MATERIAL PROVIDED:
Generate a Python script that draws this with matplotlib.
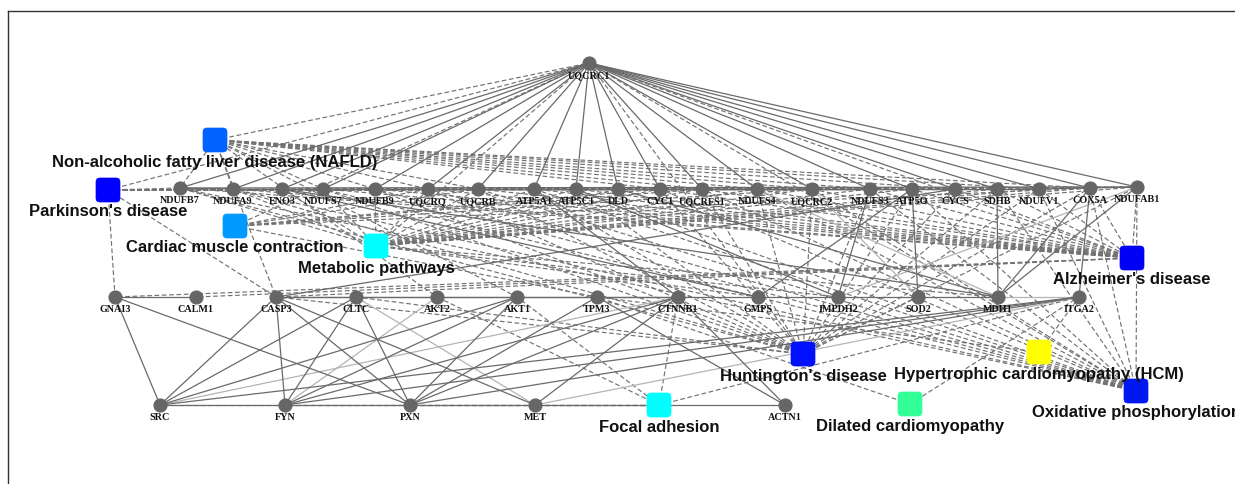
import matplotlib
matplotlib.use("Agg")
import matplotlib.pyplot as plt
from matplotlib.collections import LineCollection
from matplotlib.patches import FancyBboxPatch

# ---------------- data ----------------
top_genes = ["UQCRC1"]
top_x = [589]
top_y = [63]

row1_genes = ["NDUFB7", "NDUFA9", "ENO3", "NDUFS7", "NDUFB9", "UQCRQ", "UQCRB",
              "ATP5A1", "ATP5C1", "DLD", "CYC1", "UQCRFS1", "NDUFS4", "UQCRC2",
              "NDUFS3", "ATP5O", "CYCS", "SDHB", "NDUFV1", "COX5A", "NDUFAB1"]
row1_x = [180, 233, 282, 323, 375, 428, 478, 534, 576, 618, 660, 702, 757, 812,
          870, 912, 955, 997, 1039, 1090, 1137]
row1_y = [188, 189, 189, 189, 189, 189, 189, 189, 189, 189, 189, 189, 189, 189,
          189, 189, 189, 189, 189, 188, 187]

row2_genes = ["GNAI3", "CALM1", "CASP3", "CLTC", "AKT2", "AKT1", "TPM3", "CTNNB1",
              "GMPS", "IMPDH2", "SOD2", "MDH1", "ITGA2"]
row2_x = [115, 196, 276, 356, 437, 517, 597, 678, 758, 838, 918, 998, 1079]
row2_y = [297] * 13

row3_genes = ["SRC", "FYN", "PXN", "MET", "ACTN1"]
row3_x = [160, 285, 410, 535, 785]
row3_y = [405] * 5

pathways = ["Non-alcoholic fatty liver disease (NAFLD)", "Parkinson's disease",
            "Cardiac muscle contraction", "Metabolic pathways", "Alzheimer's disease",
            "Huntington's disease", "Hypertrophic cardiomyopathy (HCM)",
            "Oxidative phosphorylation", "Focal adhesion", "Dilated cardiomyopathy"]
pathway_x = [215, 108, 235, 376, 1132, 803, 1039, 1136, 659, 910]
pathway_y = [140, 190, 226, 246, 258, 354, 352, 391, 405, 404]
pathway_colors = ["#0062FF", "#0000FF", "#0099FF", "#00FFFF", "#0000F5",
                  "#0010FF", "#FFFF00", "#0018F0", "#00FFFF", "#33FF99"]

oxphos_core = ["NDUFB7", "NDUFA9", "NDUFS7", "NDUFB9", "UQCRQ", "UQCRB", "ATP5A1",
               "ATP5C1", "CYC1", "UQCRFS1", "NDUFS4", "UQCRC2", "NDUFS3", "ATP5O",
               "SDHB", "NDUFV1", "COX5A", "NDUFAB1", "UQCRC1"]
pathway_members = {
    "Non-alcoholic fatty liver disease (NAFLD)":
        ["NDUFB7", "NDUFA9", "NDUFS7", "NDUFB9", "UQCRQ", "UQCRB", "CYC1", "UQCRFS1",
         "NDUFS4", "UQCRC2", "NDUFS3", "NDUFV1", "COX5A", "CYCS", "UQCRC1",
         "CASP3", "AKT1", "AKT2"],
    "Parkinson's disease": oxphos_core + ["CYCS", "CASP3", "GNAI3"],
    "Cardiac muscle contraction":
        ["UQCRQ", "UQCRB", "CYC1", "UQCRFS1", "UQCRC2", "COX5A", "UQCRC1", "TPM3"],
    "Metabolic pathways": oxphos_core + ["ENO3", "DLD", "GMPS", "IMPDH2", "MDH1"],
    "Alzheimer's disease": oxphos_core + ["CYCS", "CASP3", "CALM1", "GNAI3"],
    "Huntington's disease": oxphos_core + ["CYCS", "CASP3", "CLTC", "SOD2"],
    "Hypertrophic cardiomyopathy (HCM)": ["ITGA2", "TPM3"],
    "Oxidative phosphorylation": oxphos_core,
    "Focal adhesion": ["AKT1", "AKT2", "CTNNB1", "ITGA2", "SRC", "FYN", "PXN"],
    "Dilated cardiomyopathy": ["ITGA2", "TPM3"],
}

solid_edges = (
    [("UQCRC1", g) for g in row1_genes]
    + list(zip(row1_genes[:-1], row1_genes[1:]))
    + [("NDUFB7", "NDUFAB1"), ("NDUFA9", "NDUFV1"), ("NDUFS7", "NDUFS3"),
       ("UQCRQ", "UQCRC2"), ("ATP5A1", "ATP5O")]
    + [("GNAI3", "CALM1"), ("CASP3", "CLTC"), ("CLTC", "AKT2"), ("AKT2", "AKT1"),
       ("AKT1", "TPM3"), ("TPM3", "CTNNB1"), ("CTNNB1", "GMPS"), ("GMPS", "IMPDH2"),
       ("IMPDH2", "SOD2"), ("SOD2", "MDH1"), ("CASP3", "CTNNB1")]
    + [("SRC", "FYN"), ("FYN", "PXN"), ("PXN", "MET"), ("MET", "ACTN1")]
    + [("GNAI3", "SRC"), ("GNAI3", "PXN"), ("CASP3", "SRC"), ("CASP3", "FYN"),
       ("CASP3", "PXN"), ("CASP3", "MET"), ("CLTC", "SRC"), ("CLTC", "FYN"),
       ("CLTC", "PXN"), ("AKT1", "SRC"), ("AKT1", "FYN"), ("AKT1", "PXN"),
       ("TPM3", "PXN"), ("TPM3", "ACTN1"), ("CTNNB1", "FYN"), ("CTNNB1", "PXN"),
       ("CTNNB1", "MET"), ("CTNNB1", "ACTN1"), ("ITGA2", "SRC"), ("ITGA2", "FYN"),
       ("ITGA2", "PXN")]
    + [("SDHB", "MDH1"), ("NDUFAB1", "MDH1"), ("COX5A", "ITGA2"), ("ATP5O", "SOD2"),
       ("IMPDH2", "NDUFS3"), ("GMPS", "ATP5O"), ("DLD", "MDH1"), ("ENO3", "MDH1"),
       ("ENO3", "GMPS"), ("CYCS", "CASP3"), ("ATP5C1", "IMPDH2"), ("ATP5A1", "CTNNB1"),
       ("COX5A", "MDH1")]
)
light_edges = [("SRC", "CTNNB1"), ("FYN", "AKT2"), ("CLTC", "MET"), ("MET", "ITGA2"),
               ("MDH1", "ITGA2"), ("NDUFAB1", "IMPDH2"), ("UQCRC2", "SOD2"),
               ("NDUFS4", "MDH1")]

# ---------------- layout ----------------
pos = {}
for names, xs, ys in [(top_genes, top_x, top_y), (row1_genes, row1_x, row1_y),
                      (row2_genes, row2_x, row2_y), (row3_genes, row3_x, row3_y),
                      (pathways, pathway_x, pathway_y)]:
    for n, x, y in zip(names, xs, ys):
        pos[n] = (x, y)

W, H = 1235, 484
fig = plt.figure(figsize=(W / 100, H / 100), dpi=100)
left_px, top_px = 8, 11
ax = fig.add_axes([left_px / W, 0, (W - left_px) / W, (H - top_px) / H])
ax.set_xlim(left_px, W)
ax.set_ylim(H, top_px)
ax.set_xticks([])
ax.set_yticks([])
for s in ["right", "bottom"]:
    ax.spines[s].set_visible(False)
for s in ["left", "top"]:
    ax.spines[s].set_color("#333333")
    ax.spines[s].set_linewidth(1.0)

dashed_segments = []
for p, members in pathway_members.items():
    for g in members:
        dashed_segments.append([pos[p], pos[g]])

ax.add_collection(LineCollection(dashed_segments, colors="#727272", linewidths=0.85,
                                 linestyles=[(0, (4, 2.2))], zorder=1))
ax.add_collection(LineCollection([[pos[a], pos[b]] for a, b in light_edges],
                                 colors="#b4b4b4", linewidths=0.9, zorder=1.5))
ax.add_collection(LineCollection([[pos[a], pos[b]] for a, b in solid_edges],
                                 colors="#6a6a6a", linewidths=0.9, zorder=2))

gene_names = top_genes + row1_genes + row2_genes + row3_genes
gx = [pos[g][0] for g in gene_names]
gy = [pos[g][1] for g in gene_names]
ax.plot(gx, gy, "o", ms=9.2, color="#666666", mec="#666666", zorder=4)
for g in gene_names:
    x, y = pos[g]
    ax.text(x, y + 12.5, g, ha="center", va="center", fontsize=7.3,
            family="Liberation Serif", weight="bold", color="#111111", zorder=6)

sq = 24
for p, c in zip(pathways, pathway_colors):
    x, y = pos[p]
    ax.add_patch(FancyBboxPatch((x - sq / 2, y - sq / 2), sq, sq,
                                boxstyle="round,pad=0,rounding_size=4",
                                fc=c, ec=c, lw=0.5, zorder=5))
    ax.text(x, y + 22, p, ha="center", va="center", fontsize=12,
            family="Liberation Sans", weight="bold", color="#111111", zorder=6,
            clip_on=False)

fig.savefig("out.png", dpi=100)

EXERCISE AIM: Give only the number of lines in the material above where the string "matplotlib" appears.

TASK RESPONSE: 6